The watch-wearer is a small living reminder that it isn’t. There was a world in which you asked the time and only got the time. People who kept the watch on their wrist are, quietly and usually without framing it this way, keeping that world alive on their own skin.
What the Buddhists understood about this
When I wrote Hidden Secrets of Buddhism, one of the ideas I kept returning to is that the direction of your attention is the direction of your life. The mind that is constantly pulled outward by whatever is loudest nearby has almost no space to meet its own day.
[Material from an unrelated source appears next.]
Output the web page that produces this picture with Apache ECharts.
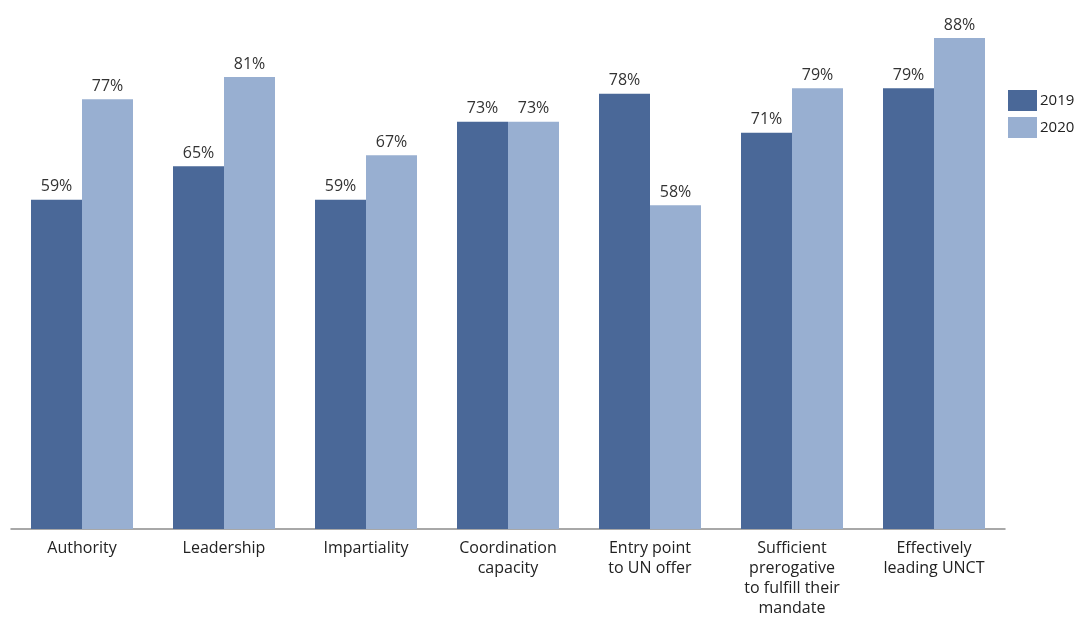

The mind that summons its attention intentionally, one act at a time, has a very different quality of experience, even when nothing about the external circumstances has changed.
The wristwatch, as a daily practice, is a tiny tool for intentional attention. You decide to know the time. You look. You return. Nothing about the act hijacks you. In meditation terms, this is what’s happening every time you notice the breath, notice the thought, and return. It’s training in who gets to direct your mind.
The people who still wear watches may not meditate. But they’ve preserved, without calling it that, one small piece of equipment that supports the same quality of mind the cushion is trying to build.
A quieter suggestion
You don’t have to start wearing a watch to get this back. The watch is just one symbol of the underlying skill. The underlying skill is separating the act of knowing one small thing from the act of being dragged through a thousand other things at the same time.
Leave the phone in another room for an hour. Eat a meal without it in sight. Take a walk with nothing in your pocket. Ask what time it is by looking at a clock on the wall.
You’ll notice, after about twenty minutes, that something has loosened in your head. It’s the specific feeling of your attention being your own again. The watch-wearers live with that feeling more often than the rest of us, which is probably why, when you ask them why they still wear one, all they can say is that they prefer it.